I've wanted to try reading something by Charles de Lint for awhile now, especially after hearing him speak at Ad Astra in Toronto a few years back. Somewhere along the way I picked up a copy of The Wild Wood, which sounded interesting. I don't know why exactly I decided to read it right now (I was going to start The Ghost Bride, but changed my mind at the last second and started this instead).

The Wild Wood is the story of Eithnie, an artist who has retreated to her cabin to try to reclaim her lost artistic muse. Her paintings have been lacking soul - and critics have been noticing this as well - so she's hoping getting back to nature will help. But after a particularly troubling vision of faerie creatures, she flees to her friends in the desert. Thanks to their wisdom, she returns, determined to discover whether the faerie creatures are real (and what they want if they are).

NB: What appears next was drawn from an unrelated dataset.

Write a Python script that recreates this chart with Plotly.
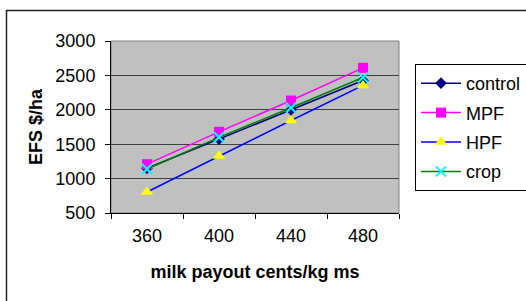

I really liked de Lint's writing, especially near the beginning of the book. I particularly liked his descriptions (they weren't as jarring as some of Stephen King's were in The Gunslinger). I also really liked Eithnie as a character; I felt I could really relate to her. 

I wasn't a fan of how abruptly the book seemed to end. I felt like Eithnie struggled to accept the faerie creatures for 3/4 of the book, but once she did accept them, things kind of fell into place a little too neatly (this was also not helped by the fact that the only person she really told everything to sort of accepted everything right away - it just seemed too easy I guess in a story that started off questioning what was real).

But for the most part, I quite enjoyed reading The Wild Wood. I'll have to give de Lint's other books a shot.